The word porteño means "of or from Buenos Aires." Not surprisingly, the restaurant Porteño serves Argentinian specialties. It's located where Chelsea turns industrial, where art galleries start to give way to body shops and "gentlemen's" clubs. The space, evenly split between bar and dining area, features a brick wall and framed black-and-white photos of infrastructure. What could be austere is not; instead, it's inviting.
We began with a trio of empanadas ($3.50 for one, $10 for three). The first pleasure was tactile: each hand-held pastry featured a braided ridge. The second pleasure was aural: the fried dough broke audibly. And the third pleasure was taste. The salteña featured beef, scallions, red pepper, and slivers of eggs; better was the sanjuanina, a mixture of spinach and milky Manchego cheese. But best was the jujeña, jam-packed with corn kernels, Manchego, red pepper, zucchini, and onions.
The pollo a la paprika ($18) was a half-roasted chicken breast with skin thoroughly immersed in paprika. Inside the chicken had stayed moist, no small feat when you're trying so hard to crunchify the exterior.
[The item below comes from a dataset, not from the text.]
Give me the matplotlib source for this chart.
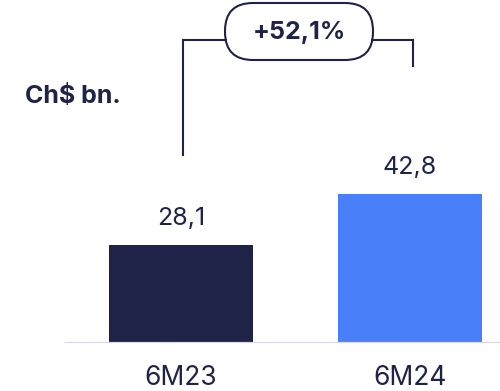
import matplotlib
matplotlib.use('Agg')
from matplotlib import pyplot as plt
from matplotlib.patches import FancyBboxPatch

categories = ['6M23', '6M24']
values = [28.1, 42.8]
value_labels = ['28,1', '42,8']
growth_label = '+52,1%'
unit_label = 'Ch$ bn.'

NAVY = '#1F2348'
BLUE = '#4A7FFA'
BASE = '#D3D7F2'

W, H = 500, 391


def px(x, y):
    # pixel position (from top-left) to figure fraction
    return x / W, 1 - y / H


plt.rcParams['font.family'] = ['Inter', 'DejaVu Sans']

fig = plt.figure(figsize=(W / 100, H / 100), dpi=100)
ax = fig.add_axes([0, 48 / H, 1, 343 / H])
ax.set_xlim(-181 / 229, (W - 181) / 229)
ax.set_ylim(0, 343 / 3.49)
ax.axis('off')

xs = list(range(len(categories)))
ax.bar(xs, values, width=144 / 229, color=[NAVY, BLUE], zorder=2)
ax.axhline(0, xmin=66 / W, xmax=1, color=BASE, lw=1.6, zorder=3)

for x, v, lab, cat in zip(xs, values, value_labels, categories):
    ax.annotate(lab, (x, v), xytext=(0, 20), textcoords='offset pixels',
                ha='center', va='baseline', fontsize=18, color=NAVY)
    ax.annotate(cat, (x, 0), xytext=(0, -42), textcoords='offset pixels',
                ha='center', va='baseline', fontsize=19, color=NAVY)

# bracket connecting the two bars
lw = 1.5
fig.add_artist(plt.Line2D([px(183, 0)[0]] * 2, [px(0, 155)[1], px(0, 40)[1]],
                          color=NAVY, lw=lw))
fig.add_artist(plt.Line2D([px(183, 0)[0], px(226, 0)[0]], [px(0, 40)[1]] * 2,
                          color=NAVY, lw=lw))
fig.add_artist(plt.Line2D([px(372, 0)[0], px(413, 0)[0]], [px(0, 40)[1]] * 2,
                          color=NAVY, lw=lw))
fig.add_artist(plt.Line2D([px(413, 0)[0]] * 2, [px(0, 40)[1], px(0, 66)[1]],
                          color=NAVY, lw=lw))

# pill in pixel units so the round ends stay circular
pill = FancyBboxPatch((225, H - 60), 148, 57, transform=None,
                      boxstyle='round,pad=0,rounding_size=28', fc='white', ec=NAVY, lw=lw)
fig.add_artist(pill)
fig.text(*px(299, 33), growth_label, ha='center', va='center', fontsize=18,
         fontweight='bold', color=NAVY)

fig.text(*px(25, 103), unit_label, ha='left', va='baseline', fontsize=18,
         fontweight='bold', color=NAVY)

fig.savefig('out.png', dpi=100)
Alongside was an ample helping of lemony kale, a little like chewing bark of a citrus tree.
We also tried the rigate con chorizo ($12). Argentina certainly has a way with meat, and the sausage in this dish came in shapes that mimicked phases of the moon, from round coins to half-circles to slivers. Taken together, they produced the kind of heat that warmed one's chest, rather than set one's mouth aflame. The pasta was good too, al dente and daubed, rather than doused, in tomato sauce.
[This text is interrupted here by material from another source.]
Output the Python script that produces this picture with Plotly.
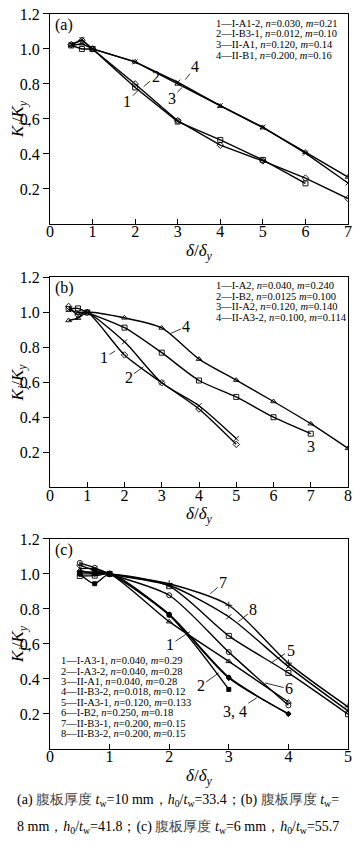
import plotly.graph_objects as go

# ---------------- data ----------------
# panel (a)
a_x = [
    [0.5, 0.75, 1, 2, 3, 4, 5, 6, 7],
    [0.5, 0.75, 1, 2, 3, 4, 5, 6],
    [0.5, 0.75, 1, 2, 3, 4, 5, 6, 7],
    [0.5, 0.75, 1, 2, 3, 4, 5, 6, 7],
]
a_y = [
    [1.025, 1.05, 1.0, 0.80, 0.59, 0.45, 0.36, 0.262, 0.145],
    [1.02, 1.0, 1.0, 0.78, 0.585, 0.48, 0.366, 0.232],
    [1.02, 1.03, 1.0, 0.926, 0.80, 0.673, 0.55, 0.41, 0.268],
    [1.025, 1.054, 1.0, 0.926, 0.81, 0.676, 0.553, 0.405, 0.234],
]
a_legend = [
    "1—I-A1-2, <i>n</i>=0.030, <i>m</i>=0.21",
    "2—I-B3-1, <i>n</i>=0.012, <i>m</i>=0.10",
    "3—II-A1, <i>n</i>=0.120, <i>m</i>=0.14",
    "4—II-B1, <i>n</i>=0.200, <i>m</i>=0.16",
]

# panel (b)
b_x = [
    [0.5, 0.75, 1, 2, 3, 4, 5],
    [0.5, 0.75, 1, 2, 3, 4, 5],
    [0.5, 0.75, 1, 2, 3, 4, 5, 6, 7],
    [0.5, 0.75, 1, 2, 3, 4, 5, 6, 7, 8],
]
b_y = [
    [1.034, 0.986, 1.0, 0.757, 0.598, 0.448, 0.246],
    [1.016, 1.0, 1.0, 0.832, 0.598, 0.467, 0.279],
    [1.02, 1.023, 1.0, 0.913, 0.77, 0.611, 0.517, 0.401, 0.307],
    [0.954, 0.967, 1.0, 0.969, 0.911, 0.733, 0.613, 0.491, 0.364, 0.223],
]
b_legend = [
    "1—I-A2, <i>n</i>=0.040, <i>m</i>=0.240",
    "2—I-B2, <i>n</i>=0.0125 <i>m</i>=0.100",
    "3—II-A2, <i>n</i>=0.120, <i>m</i>=0.140",
    "4—II-A3-2, <i>n</i>=0.100, <i>m</i>=0.114",
]

# panel (c)
c_x = [
    [0.5, 0.75, 1, 2, 3, 4],
    [0.5, 0.75, 1, 2, 3],
    [0.5, 0.75, 1, 2, 3, 4],
    [0.5, 0.75, 1, 2, 3, 4],
    [0.5, 0.75, 1, 2, 3, 4, 5],
    [0.5, 0.75, 1, 2, 3, 4],
    [0.5, 0.75, 1, 2, 3, 4, 5],
    [0.5, 0.75, 1, 2, 3, 4, 5],
]
c_y = [
    [1.02, 1.0, 1.0, 0.727, 0.50, 0.268],
    [1.0, 0.944, 1.0, 0.765, 0.34],
    [1.01, 1.01, 1.0, 0.77, 0.41, 0.20],
    [1.0, 1.0, 1.0, 0.765, 0.405, 0.20],
    [0.988, 0.99, 1.0, 0.93, 0.646, 0.434, 0.198],
    [1.063, 1.035, 1.0, 0.878, 0.553, 0.249],
    [1.05, 1.02, 1.0, 0.944, 0.821, 0.49, 0.24],
    [1.03, 1.03, 1.0, 0.935, 0.755, 0.47, 0.217],
]
c_legend = [
    "1—I-A3-1, <i>n</i>=0.040, <i>m</i>=0.29",
    "2—I-A3-2, <i>n</i>=0.040, <i>m</i>=0.28",
    "3—II-A1, <i>n</i>=0.040, <i>m</i>=0.28",
    "4—II-B3-2, <i>n</i>=0.018, <i>m</i>=0.12",
    "5—II-A3-1, <i>n</i>=0.120, <i>m</i>=0.133",
    "6—I-B2, <i>n</i>=0.250, <i>m</i>=0.18",
    "7—II-B3-1, <i>n</i>=0.200, <i>m</i>=0.15",
    "8—II-B3-2, <i>n</i>=0.200, <i>m</i>=0.15",
]

y_ticks = [0.2, 0.4, 0.6, 0.8, 1.0, 1.2]

# ---------------- styling/layout ----------------
W, H = 353, 843
L, R = 50, 348
SERIF = "Liberation Serif"


def X(px):
    return (px - L) / (R - L)


def Y(py):
    return 1 - py / H


panels = [
    dict(top=6, bot=218, xmax=7, label="(a)", tgap=28),
    dict(top=272, bot=484, xmax=8, label="(b)", tgap=28),
    dict(top=536, bot=748, xmax=5, label="(c)", tgap=28),
]

fig = go.Figure()

a_sym = ["diamond-open", "square-open", "triangle-up-open", "x-thin"]
b_sym = ["diamond-open", "x-thin", "square-open", "triangle-up-open"]
c_sym = ["triangle-up-open", "square", "circle", "diamond", "square-open",
         "circle-open", "cross-thin", "x-thin"]


def add_series(xs, ys, syms, ax_id, shape):
    for xv, yv, s in zip(xs, ys, syms):
        small = s in ("square", "circle", "diamond")
        fig.add_trace(go.Scatter(
            x=xv, y=yv, mode="lines+markers",
            xaxis="x" + ax_id, yaxis="y" + ax_id,
            line=dict(color="black", width=1.4, shape=shape,
                      smoothing=0.7 if shape == "spline" else None),
            marker=dict(symbol=s, size=4 if small else 5, color="black",
                        line=dict(color="black", width=0.9)),
            hoverinfo="skip",
        ))


add_series(a_x, a_y, a_sym, "", "linear")
add_series(b_x, b_y, b_sym, "2", "spline")
add_series(c_x, c_y, c_sym, "3", "spline")

layout = dict(
    width=W, height=H,
    margin=dict(l=L, r=W - R, t=0, b=0),
    paper_bgcolor="white", plot_bgcolor="white",
    showlegend=False,
    font=dict(family=SERIF, size=14, color="black"),
)
for i, p in enumerate(panels):
    sfx = "" if i == 0 else str(i + 1)
    layout["xaxis" + sfx] = dict(
        domain=[0, 1], anchor="y" + sfx, range=[0, p["xmax"]],
        tickvals=list(range(0, p["xmax"] + 1)),
        ticks="inside", ticklen=5, tickcolor="black", tickwidth=1,
        showline=True, linecolor="black", linewidth=1, mirror=True,
        showgrid=False, zeroline=False, ticklabelstandoff=-7,
        tickfont=dict(family=SERIF, size=16, color="black"),
    )
    layout["yaxis" + sfx] = dict(
        domain=[Y(p["bot"]), Y(p["top"])], anchor="x" + sfx, range=[0, 1.2],
        tickvals=y_ticks, ticktext=["%.1f" % t for t in y_ticks],
        ticks="outside", ticklen=6, tickcolor="black", tickwidth=1,
        showline=True, linecolor="black", linewidth=1, mirror=True,
        showgrid=False, zeroline=False,
        tickfont=dict(family=SERIF, size=16, color="black"),
    )
fig.update_layout(**layout)

ann = []
for i, p in enumerate(panels):
    # panel label
    ann.append(dict(xref="paper", yref="paper", x=X(53), y=Y(p["top"] + 11),
                    xanchor="left", yanchor="middle", text=p["label"],
                    showarrow=False, font=dict(family=SERIF, size=16)))
    # y title
    ann.append(dict(xref="paper", yref="paper", x=X(19),
                    y=Y((p["top"] + p["bot"]) / 2), textangle=-90,
                    xanchor="center", yanchor="middle",
                    text="<i>K</i><sub><i>j</i></sub>/<i>K</i><sub><i>y</i></sub>",
                    showarrow=False, font=dict(family=SERIF, size=17)))
    # x title
    ann.append(dict(xref="paper", yref="paper", x=X(199),
                    y=Y(p["bot"] + p["tgap"]),
                    xanchor="center", yanchor="middle", borderpad=0,
                    text="<i>δ</i>/<i>δ</i><sub><i>y</i></sub>",
                    showarrow=False, font=dict(family=SERIF, size=17)))


def legend_lines(lines, x0, y0, dy):
    for k, t in enumerate(lines):
        ann.append(dict(xref="paper", yref="paper", x=X(x0), y=Y(y0 + k * dy),
                        xanchor="left", yanchor="middle", text=t,
                        borderpad=0,
                        showarrow=False, font=dict(family=SERIF, size=10.5)))


legend_lines(a_legend, 215, 15.5, 10.7)
legend_lines(b_legend, 215, 280.5, 10.6)
legend_lines(c_legend, 60, 659, 10.5)


def lab(text, xa, ya, x, y, ax, ay, arrow=True):
    ann.append(dict(xref=xa, yref=ya, x=x, y=y, ax=ax, ay=ay, text=text,
                    showarrow=arrow, arrowhead=0, arrowwidth=0.8,
                    arrowcolor="black", standoff=0,
                    font=dict(family=SERIF, size=16)))


# panel (a) curve labels
lab("1", "x", "y", 2.1, 0.77, -12, 12)
lab("2", "x", "y", 2.2, 0.785, 12, -10)
lab("3", "x", "y", 3.1, 0.78, -10, 11)
lab("4", "x", "y", 3.18, 0.825, 10, -13)
# panel (b)
lab("1", "x2", "y2", 1.75, 0.78, -11, 7)
lab("2", "x2", "y2", 2.51, 0.69, -15, 11)
lab("4", "x2", "y2", 3.23, 0.879, 16, -7)
lab("3", "x2", "y2", 7, 0.235, 0, 0, arrow=False)
# panel (c)
lab("7", "x3", "y3", 2.69, 0.887, 13, -11)
lab("8", "x3", "y3", 3.16, 0.727, 15, -12)
lab("1", "x3", "y3", 2.35, 0.67, -20, 13)
lab("5", "x3", "y3", 3.70, 0.49, 20, -13)
lab("6", "x3", "y3", 3.61, 0.377, 24, 6)
lab("2", "x3", "y3", 2.83, 0.434, -18, 13)
lab("3, 4", "x3", "y3", 3.47, 0.292, -22, 14)

# caption
G = '<span style="color:#444">'
cap1 = ("(a) " + G + "腹板厚度</span> <i>t</i><sub>w</sub>=10 mm，"
        "<i>h</i><sub>0</sub>/<i>t</i><sub>w</sub>=33.4；(b) " + G +
        "腹板厚度</span> <i>t</i><sub>w</sub>=")
cap2 = ("8 mm，<i>h</i><sub>0</sub>/<i>t</i><sub>w</sub>=41.8；(c) " + G +
        "腹板厚度</span> <i>t</i><sub>w</sub>=6 mm，"
        "<i>h</i><sub>0</sub>/<i>t</i><sub>w</sub>=55.7")
ann.append(dict(xref="paper", yref="paper", x=X(178), y=Y(800),
                xanchor="center", yanchor="middle", text=cap1,
                showarrow=False, font=dict(family=SERIF, size=14)))
ann.append(dict(xref="paper", yref="paper", x=X(178), y=Y(827),
                xanchor="center", yanchor="middle", text=cap2,
                showarrow=False, font=dict(family=SERIF, size=14)))

fig.update_layout(annotations=ann)
fig.write_html("out.html")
At some point, our server became a tornado of meanness, slapping dishes down and sulking in the corner. Was she mad that we didn't order wine? That we were taking photos? That we didn't want more bread and peppered olive oil? We can't rightly say, but mad she was. According to its website, Porteño seeks to re-create a family atmosphere, so perhaps our server only sought to echo the tensions that throb through so many family get-togethers.
We finished with budin de pan ($8). A scoop of dulce de leche gelato rested precariously on the crown-shaped bread pudding, surrounded by thick goops of dulce de leche spread. Despite the double dose of dulce de leche, the dessert evidenced a restrained sweetness.
Resting our elbows on tables that might have once been butchers' blocks, we watched someone's soccer practice through Porteño's huge front windows. As the streetlights came on, the restaurant's lights got lower, until the candles on every table almost matched the streetlights, glow for glow. Nestled beneath the High Line, the restaurant felt as cozy on the outside as on the inside. It's best for: a snuggled in date.